3.3  backward compatibility: A newer coding standard is backward compatible with an older coding standard if decoders designed to operate with the older coding standard are able to continue to operate by decoding all or part of a bitstream produced according to the newer coding standard.

3.4  backward motion vector: A motion vector that is used for motion compensation from a reference VOP at a later time in display order.

3.5  backward prediction: Prediction from the future reference VOP.

3.6  bit-plane: An array of 64 bits, one from each DCT residue or DCT coefficient, in a zigzag scan order. In the context of an FGS VOP, it also refers to the collection of the raster scanned arrays of 64 bits in an FGS VOP, one array per DCT block.

3.7  bitrate: The rate at which the coded bitstream is delivered from the storage medium or network to the input of a decoder. In the context of FGS, this may be different from the rate at which an FGS encoder generates a bitstream.

3.8  bitstream; stream: An ordered series of bits that forms the coded representation of the data.

3.9  block: An 8-row by 8-column matrix of samples, or 64 DCT coefficients (source, quantised or dequantised).

3.10  byte aligned: A bit in a coded bitstream is byte-aligned if its position is a multiple of 8-bits from the first bit in the stream.

3.11  byte: Sequence of 8-bits.

3.12  channel: A digital medium or a network that stores or transports a bitstream constructed according to ISO/IEC 14496 and this Amendment.

3.13  chrominance format: Defines the number of chrominance blocks in a macroblock.

3.14  chrominance component: A matrix, block or single sample representing one of the two colour difference signals related to the primary colours in the manner defined in the bitstream. The symbols used for the chrominance signals are Cr and Cb.

3.15  coded B-VOP: A B-VOP that is coded.

3.16  coded VOP: A coded VOP is a coded I-VOP, a coded P-VOP or a coded B-VOP.

3.17  coded I-VOP: An I-VOP that is coded.

3.18  coded P-VOP: A P-VOP that is coded.

3.19  coded video bitstream: A coded representation of a series of one or more VOPs as defined in ISO/IEC 14496-2 and this Amendment.

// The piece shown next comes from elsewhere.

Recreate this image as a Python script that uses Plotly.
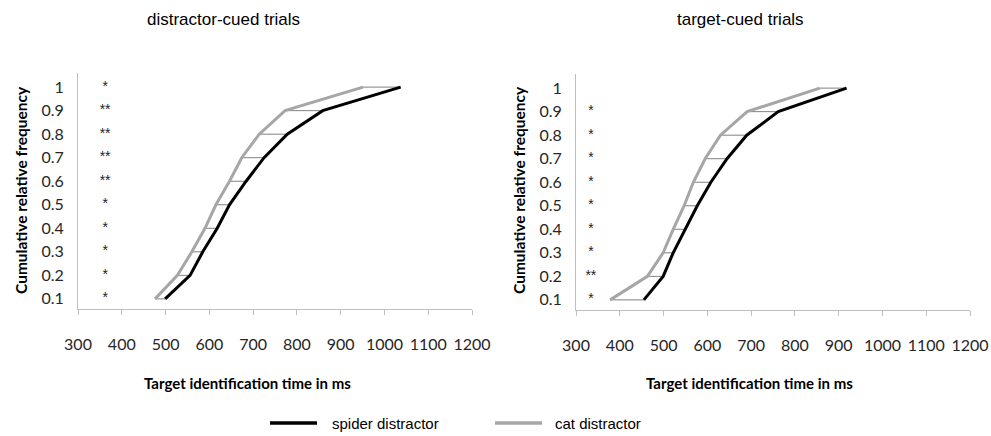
import plotly.graph_objects as go

# ---- data ----
levels = [0.1, 0.2, 0.3, 0.4, 0.5, 0.6, 0.7, 0.8, 0.9, 1.0]
level_labels = ["0.1", "0.2", "0.3", "0.4", "0.5", "0.6", "0.7", "0.8", "0.9", "1"]

dc_spider = [499, 556, 585, 618, 646, 684, 725, 778, 859, 1037]
dc_cat = [476, 527, 560, 590, 615, 646, 674, 714, 773, 951]
dc_stars = ["*", "*", "*", "*", "*", "**", "**", "**", "**", "*"]

tc_spider = [455, 499, 522, 549, 577, 608, 645, 690, 762, 918]
tc_cat = [378, 463, 499, 522, 547, 568, 595, 630, 691, 857]
tc_stars = ["*", "**", "*", "*", "*", "*", "*", "*", "*", ""]

x_ticks = [300, 400, 500, 600, 700, 800, 900, 1000, 1100, 1200]

star_x_dc = 362
star_x_tc = 334

titles = ["distractor-cued trials", "target-cued trials"]
x_title = "Target identification time in ms"
y_title = "Cumulative relative frequency"
legend_names = ["spider distractor", "cat distractor"]

BLACK = "#000000"
GREY = "#a6a6a6"
CONN = "#808080"
AXIS = "#bfbfbf"

W, H = 991, 436

fig = go.Figure()


def add_panel(spider, cat, stars, star_x, xa, ya):
    cx, cy = [], []
    for s, c, l in zip(spider, cat, levels):
        cx += [c, s, None]
        cy += [l, l, None]
    fig.add_trace(go.Scatter(x=cx, y=cy, mode="lines", line=dict(color=CONN, width=1),
                             showlegend=False, hoverinfo="skip", xaxis=xa, yaxis=ya))
    fig.add_trace(go.Scatter(x=cat, y=levels, mode="lines", line=dict(color=GREY, width=3),
                             name=legend_names[1], showlegend=False, xaxis=xa, yaxis=ya))
    fig.add_trace(go.Scatter(x=spider, y=levels, mode="lines", line=dict(color=BLACK, width=3),
                             name=legend_names[0], showlegend=False, xaxis=xa, yaxis=ya))
    fig.add_trace(go.Scatter(x=[star_x] * len(levels), y=levels, mode="text", text=stars,
                             textfont=dict(family="Liberation Sans", size=14, color="#222222"),
                             showlegend=False, hoverinfo="skip", xaxis=xa, yaxis=ya))


add_panel(dc_spider, dc_cat, dc_stars, star_x_dc, "x", "y")
add_panel(tc_spider, tc_cat, tc_stars, star_x_tc, "x2", "y2")

tick_font = dict(family="Lato", size=16, color="#262626")

xaxis_common = dict(range=[300, 1200], tickvals=x_ticks, ticktext=[str(v) for v in x_ticks],
                    showgrid=False, zeroline=False, showline=True, linecolor=AXIS, linewidth=1,
                    ticks="outside", ticklen=5, tickcolor=AXIS, tickfont=tick_font,
                    ticklabelstandoff=16, automargin=False)
yaxis_common = dict(range=[0.057, 1.06], tickvals=levels, ticktext=level_labels,
                    showgrid=False, zeroline=False, showline=True, linecolor=AXIS, linewidth=1,
                    ticks="", tickfont=tick_font, ticklabelstandoff=10, automargin=False)

fig.update_layout(
    width=W, height=H, autosize=False,
    margin=dict(l=0, r=0, t=0, b=0, pad=0),
    plot_bgcolor="white", paper_bgcolor="white",
    showlegend=False,
    xaxis=dict(domain=[78 / W, 472 / W], anchor="y", **xaxis_common),
    yaxis=dict(domain=[(H - 309) / H, (H - 73) / H], anchor="x", **yaxis_common),
    xaxis2=dict(domain=[576 / W, 970 / W], anchor="y2", **xaxis_common),
    yaxis2=dict(domain=[(H - 310) / H, (H - 74) / H], anchor="x2", **yaxis_common),
)

ann = []
for cx, t in zip([223, 740], titles):
    ann.append(dict(x=cx / W, y=1 - 19 / H, xref="paper", yref="paper", text=t, showarrow=False,
                    font=dict(family="Liberation Sans", size=17, color="#000000"),
                    xanchor="center", yanchor="middle"))
for cx in [247, 749]:
    ann.append(dict(x=cx / W, y=1 - 383 / H, xref="paper", yref="paper", text="<b>" + x_title + "</b>",
                    showarrow=False, font=dict(family="Lato", size=15, color="#000000"),
                    xanchor="center", yanchor="middle"))
for cx in [21, 519]:
    ann.append(dict(x=cx / W, y=1 - 190 / H, xref="paper", yref="paper", text="<b>" + y_title + "</b>",
                    showarrow=False, textangle=-90, font=dict(family="Lato", size=15.5, color="#000000"),
                    xanchor="center", yanchor="middle"))
for lx, t in zip([330, 553], legend_names):
    ann.append(dict(x=lx / W, y=1 - 423 / H, xref="paper", yref="paper", text=t, showarrow=False,
                    font=dict(family="Liberation Sans", size=15, color="#000000"),
                    xanchor="left", yanchor="middle"))
fig.update_layout(annotations=ann)

shapes = []
for (x0, x1), col in zip([(270, 317), (495, 542)], [BLACK, GREY]):
    shapes.append(dict(type="line", xref="paper", yref="paper", x0=x0 / W, x1=x1 / W,
                       y0=1 - 423 / H, y1=1 - 423 / H, line=dict(color=col, width=3.5)))
fig.update_layout(shapes=shapes)

fig.write_html("out.html", config={"displayModeBar": False},
               post_script="document.body.style.margin='0';document.body.style.overflow='hidden';")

3.20  coded representation: A data element as represented in its encoded form.

3.21  coding parameters: The set of user-definable parameters that characterise a coded video bitstream. Bitstreams are characterised by coding parameters. Decoders are characterised by the bitstreams that they are capable of decoding.

3.22  component: A matrix, block or single sample from one of the three matrices (luminance and two chrominance) that make up a picture.

3.23  compression: Reduction in the number of bits used to represent an item of data.

3.24  constant bitrate coded video: A coded video bitstream with a constant bitrate.

3.25  constant bitrate: Operation where the bitrate is constant from start to finish of the coded bitstream.

3.26  data element: An item of data as represented before encoding and after decoding.

3.27  DC coefficient: The DCT coefficient for which the frequency is zero in both dimensions.